Pada kenyataannya, tidak akan ada seorang gurupun yang berani menjawab pertanyaan dari sang siswa dengan nada bicara seperti contoh dialog yang Aku tuliskan di atas. Meski secara pribadi Aku merasa bahwa jawaban-jawaban yang tegas seperti itu justru akan mendidik mereka. Mungkin untuk orang-orang yang sudah selayaknya dianggap dewasa. Terutama untuk menunjukkan sebuah pendidikan bahwa, seseorang itu hendaknya bertanya ketika dia sedang membutuhkan saja, dan ketika dia sedang tidak bisa melakukannya sendiri atau tidak bisa menemukan jawabannya secara mandiri. Kalau setiap siswa hanya mengandalkan sang guru yang mereka anggap pintar dan mengesankan untuk memberikan jawaban dari pertanyaan-pertanyaan mereka, lalu usaha mereka untuk belajar itu ada di sebelah mana? Justru, itu hanya akan menimbulkan kesan manja dan malas untuk berusaha.
Banyak hal sebenarnya yang bisa orang lakukan untuk menemukan berbagai jawaban dari pertanyaan-pertannyaan mereka sendiri tanpa harus bertanya. Hanya dengan melakukan sedikit gerakan fisik, maka jawaban bisa segera Anda dapatkan!
Sesulit itukah? Apa sih susahnya mencelupkan kertas lakmus ke dalam zat asam untuk melihat hasilnya sendiri? Kecuali… kalau kamu itu tidak punya tangan dan kaki untuk bergerak dan tidak punya logika untuk berpikir mencari solusinya. Itu baru namanya kesulitan.

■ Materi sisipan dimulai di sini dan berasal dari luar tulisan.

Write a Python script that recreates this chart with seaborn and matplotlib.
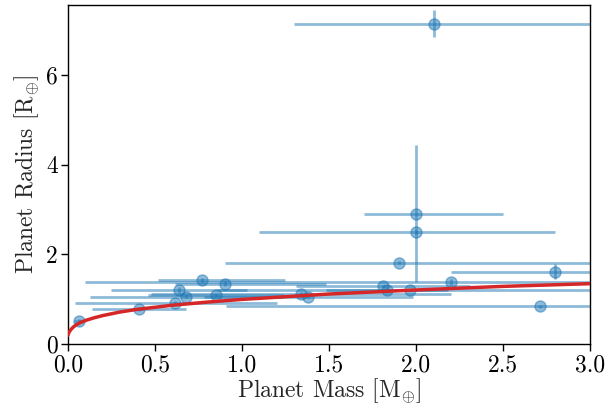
import numpy as np
import pandas as pd
import matplotlib
matplotlib.use('Agg')
import matplotlib.pyplot as plt
import seaborn as sns

# planet masses / radii with (asymmetric) mass errors
mass = [0.065, 0.41, 0.615, 0.64, 0.68, 0.77, 0.85, 0.90, 1.34, 1.38,
        1.81, 1.835, 1.965, 2.20, 1.90, 2.00, 2.00, 2.10, 2.80, 2.71]
radius = [0.53, 0.78, 0.93, 1.21, 1.06, 1.43, 1.10, 1.35, 1.13, 1.06,
          1.30, 1.22, 1.21, 1.39, 1.82, 2.91, 2.50, 7.13, 1.62, 0.85]
mass_err_lo = [0.03, 0.27, 0.575, 0.39, 0.55, 0.25, 0.39, 0.285, 0.86, 0.60,
               0.50, 0.35, 1.10, 2.10, 1.00, 0.30, 0.90, 0.80, 0.60, 1.80]
mass_err_hi = [0.03, 0.27, 0.585, 0.39, 0.55, 0.48, 0.39, 0.58, 0.86, 0.60,
               0.50, 0.35, 1.10, 2.10, 1.20, 0.50, 0.80, 1.00, 0.60, 1.80]
radius_err = [0.03, 0.03, 0.03, 0.06, 0.03, 0.05, 0.03, 0.05, 0.03, 0.03,
              0.03, 0.03, 0.03, 0.06, 0.03, 1.53, 0.05, 0.30, 0.17, 0.03]

# mass-radius relation curve
curve_mass = [0.0, 0.005, 0.01, 0.02, 0.03, 0.05, 0.07, 0.1, 0.15, 0.2, 0.3, 0.4,
              0.6, 0.8, 1.0, 1.25, 1.5, 2.0, 2.5, 3.0]
curve_radius = [0.2, 0.25, 0.29, 0.34, 0.38, 0.44, 0.48, 0.53, 0.59, 0.64, 0.72, 0.78,
                0.87, 0.94, 1.00, 1.06, 1.12, 1.21, 1.29, 1.35]

sns.set_style('ticks')
plt.rcParams['font.family'] = 'serif'
plt.rcParams['font.serif'] = ['cmr10', 'DejaVu Serif']
plt.rcParams['mathtext.fontset'] = 'cm'
plt.rcParams['axes.unicode_minus'] = False
plt.rcParams['axes.formatter.use_mathtext'] = True

fig, ax = plt.subplots(figsize=(6.11, 4.09), dpi=100)

ax.errorbar(mass, radius, xerr=[mass_err_lo, mass_err_hi], yerr=radius_err,
            fmt='o', color='C0', alpha=0.5, markersize=8, elinewidth=2,
            capsize=0, zorder=2)

curve = pd.DataFrame({'mass': curve_mass, 'radius': curve_radius})
sns.lineplot(data=curve, x='mass', y='radius', color='#d62728', linewidth=2.5,
             ax=ax, zorder=3)

ax.set_xlim(0, 3.0)
ax.set_ylim(0, 7.55)
ax.set_xticks([0.0, 0.5, 1.0, 1.5, 2.0, 2.5, 3.0])
ax.set_xticklabels(['0.0', '0.5', '1.0', '1.5', '2.0', '2.5', '3.0'])
ax.set_yticks([0, 2, 4, 6])
ax.set_yticklabels(['0', '2', '4', '6'])
ax.tick_params(labelsize=17, length=5, width=1, colors='black', pad=2)
for s in ax.spines.values():
    s.set_color('black')
    s.set_linewidth(1)

ax.set_xlabel(r'Planet Mass [M$_{\oplus}$]', fontsize=17, labelpad=0)
ax.set_ylabel(r'Planet Radius [R$_{\oplus}$]', fontsize=17, labelpad=4)

plt.subplots_adjust(left=0.111, right=0.966, top=0.988, bottom=0.158)
plt.savefig('out.png', dpi=100)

Aku juga pernah mengalami masa-masa seperti itu dan melihat orang-orang seperti itu ketika sedang bersemangat dalam belajar. Mungkin Aku hanya berharap agar sang Tutor yang membimbingku bisa merasa terkesan padaku atau agar sang Tutor bisa menyadari bahwa saat itu Aku memang benar-benar sedang memperhatikan. Akan tetapi, seorang guru yang peka dan benar-benar peduli terhadap ilmu yang sedang dia coba berikan agar bisa bermanfaat tentunya bisa dengan mudah memahami gelagat siswa dan siswi semacam ini. Dan kupikir, itu adalah saat-saat membimbing yang paling menyebalkan dan memuakkan untuk dibuat serba ramah-tamah. Hanya saja… mau bagaimana lagi?
Malu bertanya, sesat di jalan. Terlalu banyak bertanya adalah pemborosan komunikasi. Begitu menurutku.